If you’re facing down a group of ten people, you can say ‘Okay, so maybe I can and maybe I can’t kill you all. But I for sure can get some of you, and I’m going to shoot you and you first’, pointing at the people closest to you and the ringleaders. ‘So all of you, back off, right now!’ This might take the fight out of the ringleaders, when they realize that there is not safety in numbers.
The other thing you can do is, after making that statement, is get one of the weaker wavering group members to comply. ‘You, start moving back right now!’ As soon as one person starts to back off, the fight goes out of the group as a whole.
5. Beware of the People You Don’t See
In this case, the victim was probably focused on the person who came and asked him for a dollar. But there was another guy close by as another immediate potential threat, another not far away, and a fourth guy behind him.
If you are aware of your surroundings, the fact that there were three people close to you, none of whom looked like people you’d invite home to spend time with your family, and a fourth person behind you, and all of them looked like they might be acting together (same general demographics) you should be on a high level of alertness prior to any of them approaching you.
If one person is a threat, two people together are not twice the threat, they are four times the threat. Three people become nine times the threat, meaning, yes, four people are a sixteen fold increase in threat.
What to Do to Avoid Such Encounters
You can’t afford to get behind the curve on such things. You need to keep distance between you and the potential aggressors, and you need to draw them out and establish a clear signaling of their intentions.
Clearly, you can’t just shoot every group of people you happen to meet on the street just because they’re there – you need to cause them to display bad intent, and you need to give yourself a chance to warn them off and/or completely confirm the threat they pose. This can only be done with time and distance, it can’t be done at a six foot arm’s length sort of encounter.
If someone is traveling in a direction that will cause them to naturally intersect with your own direction of travel, that might be a coincidence. So you change your direction of travel. If the other guy then changes his direction of travel and comes towards you, then your alert level shoots up. He has signaled that he is a potential threat.
Note a key thing here is that the other person comes to you. That is essential. Your ability to claim that someone was an overt threat to you is massively weakened if you approach them.

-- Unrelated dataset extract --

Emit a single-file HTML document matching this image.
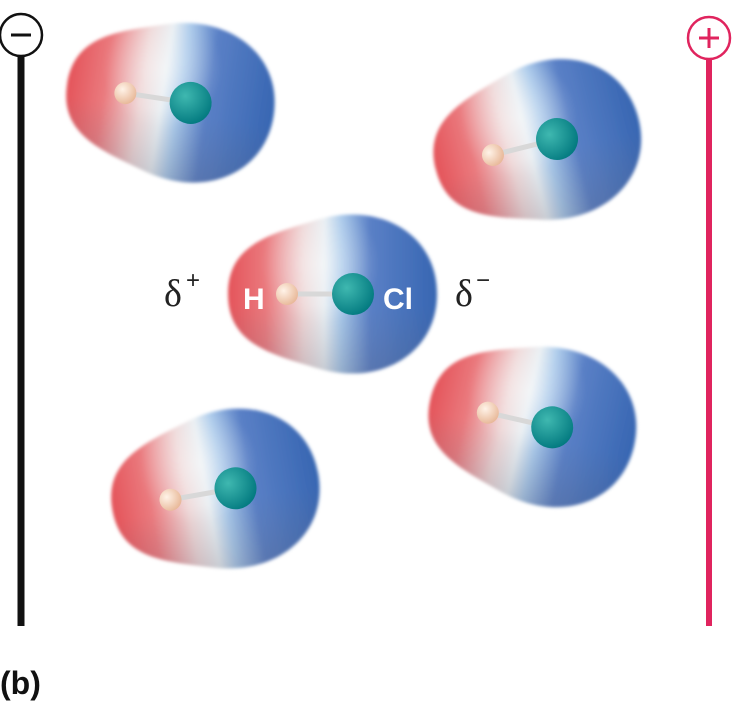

So, you’ve altered your path of travel, and they’ve altered their path of travel to again intersect with yours. You now need to warn him off and command him to stop, to go away, or whatever. You need plenty of space between the two of you to allow yourself time to determine if your instructions have been complied with or not.
Hopefully, if the potential attacker ignores your request, you still have time to present your weapon and point in, with enough time and distance to warn the bad guy off, rather than needing to immediately shoot.
It goes without saying that if a person altered course to come after you when you altered course to avoid them, if they then failed to stop approaching after you called out to them and asked them to stop and go away, and if they still continued to close the distance when you pointed a gun at them, there is no conceivable way this person is an innocent stranger who just happens to be passing by.
The fact that they are willing to continue the confrontation in the face of your pointed in pistol shows them to be absolutely intent and determined to press the fight to you. You don’t need to know who, what or why, you just know that this person is willing to risk his own life to get to you, and it certainly isn’t so he can simply shake your hand and wish you well.
One Last Lesson
We’ve written 2000 words in this article so far. But every one of those words is useless and meaningless if you don’t have a gun with you and aren’t prepared and able to use it. Your pistol. Don’t leave home without it.